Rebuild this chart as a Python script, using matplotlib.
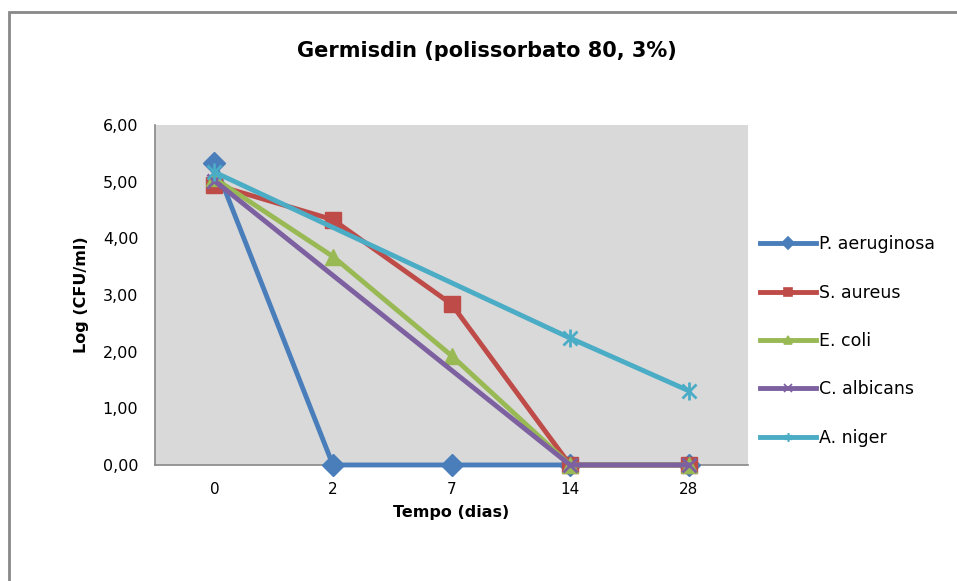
import numpy as np
import matplotlib.pyplot as plt
from matplotlib.lines import Line2D
from matplotlib.patches import Rectangle

# Dados
dias = ['0', '2', '7', '14', '28']
p_aeruginosa = [5.33, 0.0, 0.0, 0.0, 0.0]
s_aureus = [4.95, 4.33, 2.84, 0.0, 0.0]
e_coli = [5.06, 3.68, 1.93, 0.0, 0.0]
c_albicans = [5.02, np.nan, np.nan, 0.0, 0.0]
a_niger = [5.17, np.nan, np.nan, 2.24, 1.31]

series = [
    ('P. aeruginosa', p_aeruginosa, '#4a7ebb', 'D', 11),
    ('S. aureus', s_aureus, '#be4b48', 's', 12),
    ('E. coli', e_coli, '#98b954', '^', 12),
    ('C. albicans', c_albicans, '#7d60a0', 'x', 10),
    ('A. niger', a_niger, '#4bacc6', '*', 12),
]

plt.rcParams['font.family'] = 'DejaVu Sans'

fig = plt.figure(figsize=(9.57, 5.81), dpi=100)
ax = fig.add_axes([0.162, 0.1997, 0.6196, 0.585])
ax.set_facecolor('#d9d9d9')

x = np.arange(len(dias))
for nome, vals, cor, mk, ms in series:
    v = np.array(vals, dtype=float)
    ok = ~np.isnan(v)
    if mk == '*':
        # asterisco estilo Excel
        ax.plot(x[ok], v[ok], color=cor, lw=3.5, zorder=3, clip_on=False)
        ax.plot(x[ok], v[ok], ls='none', marker='x', ms=10, mew=2, color=cor, zorder=4, clip_on=False)
        ax.plot(x[ok], v[ok], ls='none', marker='|', ms=13, mew=2, color=cor, zorder=4, clip_on=False)
    elif mk == 'x':
        ax.plot(x[ok], v[ok], color=cor, lw=3.5, marker='x', ms=ms, mew=2, zorder=3, clip_on=False)
    else:
        ax.plot(x[ok], v[ok], color=cor, lw=3.5, marker=mk, ms=ms, zorder=3, clip_on=False)

ax.set_xlim(-0.5, 4.5)
ax.set_ylim(0, 6)
ax.set_xticks(x)
ax.set_xticklabels(dias, fontsize=11)
ax.set_yticks(np.arange(0, 7, 1))
ax.set_yticklabels([('%.2f' % t).replace('.', ',') for t in range(7)], fontsize=11.5)
ax.tick_params(length=0, pad=12)
for s in ['top', 'right']:
    ax.spines[s].set_visible(False)
for s in ['left', 'bottom']:
    ax.spines[s].set_color('#888888')
    ax.spines[s].set_linewidth(1.2)

ax.set_xlabel('Tempo (dias)', fontsize=11.5, fontweight='bold', labelpad=6)
ax.set_ylabel('Log (CFU/ml)', fontsize=11.5, fontweight='bold', labelpad=10)
fig.text(0.509, 0.912, 'Germisdin (polissorbato 80, 3%)', ha='center', va='center',
         fontsize=15, fontweight='bold')

# legenda
handles = []
for nome, vals, cor, mk, ms in series:
    m = {'D': 'D', 's': 's', '^': '^', 'x': 'x', '*': (6, 2, 0)}[mk]
    handles.append(Line2D([], [], color=cor, lw=3.5, marker=m, ms=6, mew=1.2))
leg = fig.legend(handles, [s[0] for s in series], loc='center left',
                 bbox_to_anchor=(0.778, 0.413), frameon=False, fontsize=12.5,
                 handlelength=3.2, handletextpad=0.2, labelspacing=1.75)

# moldura do gráfico
fig.patches.append(Rectangle((0.009, -0.1), 1.1, 1.08, transform=fig.transFigure,
                             fill=False, edgecolor='#888888', lw=2))

fig.savefig('out.png', dpi=100)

+ + +

### Goal of the exercise
Would you reproduce the lines above, from the very first through the line containing "plt.rcParams['font.family'] = 'DejaVu Sans'", exactly and without the pictures?

### Complete answer
Rebuild this chart as a Python script, using matplotlib.
import numpy as np
import matplotlib.pyplot as plt
from matplotlib.lines import Line2D
from matplotlib.patches import Rectangle

# Dados
dias = ['0', '2', '7', '14', '28']
p_aeruginosa = [5.33, 0.0, 0.0, 0.0, 0.0]
s_aureus = [4.95, 4.33, 2.84, 0.0, 0.0]
e_coli = [5.06, 3.68, 1.93, 0.0, 0.0]
c_albicans = [5.02, np.nan, np.nan, 0.0, 0.0]
a_niger = [5.17, np.nan, np.nan, 2.24, 1.31]

series = [
    ('P. aeruginosa', p_aeruginosa, '#4a7ebb', 'D', 11),
    ('S. aureus', s_aureus, '#be4b48', 's', 12),
    ('E. coli', e_coli, '#98b954', '^', 12),
    ('C. albicans', c_albicans, '#7d60a0', 'x', 10),
    ('A. niger', a_niger, '#4bacc6', '*', 12),
]

plt.rcParams['font.family'] = 'DejaVu Sans'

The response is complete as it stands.